--- Dataset excerpt ---
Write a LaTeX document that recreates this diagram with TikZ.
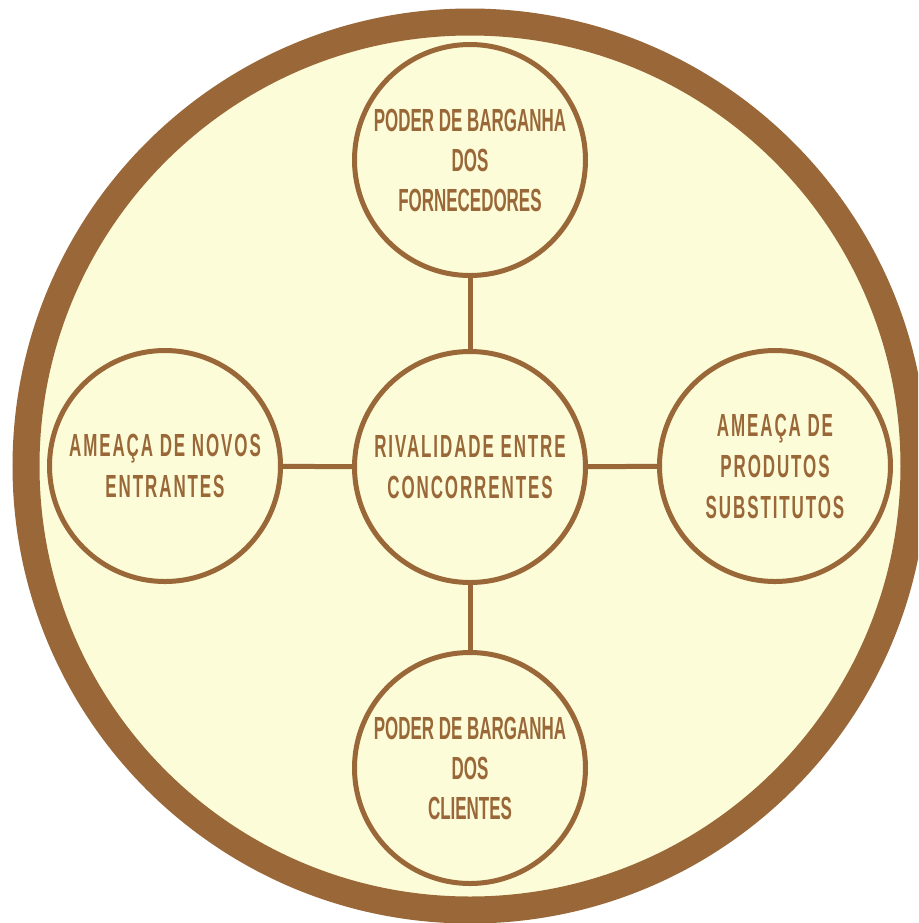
\documentclass[tikz,border=0pt]{standalone}
\usepackage{fontspec}
\newfontfamily\forcefont[FakeStretch=0.53]{Liberation Sans Bold}
\definecolor{bark}{RGB}{153,103,56}
\definecolor{cream}{RGB}{252,252,216}
\tikzset{
	force/.style={circle, draw=bark, line width=2.5pt, fill=cream, minimum size=115.5pt, inner sep=0pt, align=center, text=bark, font=\forcefont\fontsize{16}{20}\selectfont},
	spaced/.style={font=\forcefont\fontsize{16}{20.5}\selectfont\addfontfeature{LetterSpace=6}},
	link/.style={draw=bark, line width=2.5pt},
}
\begin{document}
\begin{tikzpicture}[x=0.5pt,y=0.5pt]
	\useasboundingbox (0,0) rectangle (918,-923);
	\clip (0,0) rectangle (918,-923);
	\fill[white] (0,0) rectangle (918,-923);
	\draw[draw=bark, fill=cream, line width=13.5pt] (470,-466) circle (444);
	\node[force] (top) at (470,-160) {PODER DE BARGANHA\\DOS\\FORNECEDORES};
	\node[force, spaced] (mid) at (470,-467) {RIVALIDADE ENTRE\\CONCORRENTES};
	\node[force, spaced] (left) at (165,-466) {AMEAÇA DE NOVOS\\ENTRANTES};
	\node[force, spaced] (right) at (775,-466) {AMEAÇA DE\\PRODUTOS\\SUBSTITUTOS};
	\node[force] (bottom) at (470,-768) {PODER DE BARGANHA\\DOS\\CLIENTES};
	\draw[link] (top) -- (mid);
	\draw[link] (mid) -- (bottom);
	\draw[link] (left) -- (mid);
	\draw[link] (mid) -- (right);
\end{tikzpicture}
\end{document}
---
● **Required task**: Your copy of the data above should match it exactly, except that pictures are left out.

● **Complete output**:
Write a LaTeX document that recreates this diagram with TikZ.
\documentclass[tikz,border=0pt]{standalone}
\usepackage{fontspec}
\newfontfamily\forcefont[FakeStretch=0.53]{Liberation Sans Bold}
\definecolor{bark}{RGB}{153,103,56}
\definecolor{cream}{RGB}{252,252,216}
\tikzset{
	force/.style={circle, draw=bark, line width=2.5pt, fill=cream, minimum size=115.5pt, inner sep=0pt, align=center, text=bark, font=\forcefont\fontsize{16}{20}\selectfont},
	spaced/.style={font=\forcefont\fontsize{16}{20.5}\selectfont\addfontfeature{LetterSpace=6}},
	link/.style={draw=bark, line width=2.5pt},
}
\begin{document}
\begin{tikzpicture}[x=0.5pt,y=0.5pt]
	\useasboundingbox (0,0) rectangle (918,-923);
	\clip (0,0) rectangle (918,-923);
	\fill[white] (0,0) rectangle (918,-923);
	\draw[draw=bark, fill=cream, line width=13.5pt] (470,-466) circle (444);
	\node[force] (top) at (470,-160) {PODER DE BARGANHA\\DOS\\FORNECEDORES};
	\node[force, spaced] (mid) at (470,-467) {RIVALIDADE ENTRE\\CONCORRENTES};
	\node[force, spaced] (left) at (165,-466) {AMEAÇA DE NOVOS\\ENTRANTES};
	\node[force, spaced] (right) at (775,-466) {AMEAÇA DE\\PRODUTOS\\SUBSTITUTOS};
	\node[force] (bottom) at (470,-768) {PODER DE BARGANHA\\DOS\\CLIENTES};
	\draw[link] (top) -- (mid);
	\draw[link] (mid) -- (bottom);
	\draw[link] (left) -- (mid);
	\draw[link] (mid) -- (right);
\end{tikzpicture}
\end{document}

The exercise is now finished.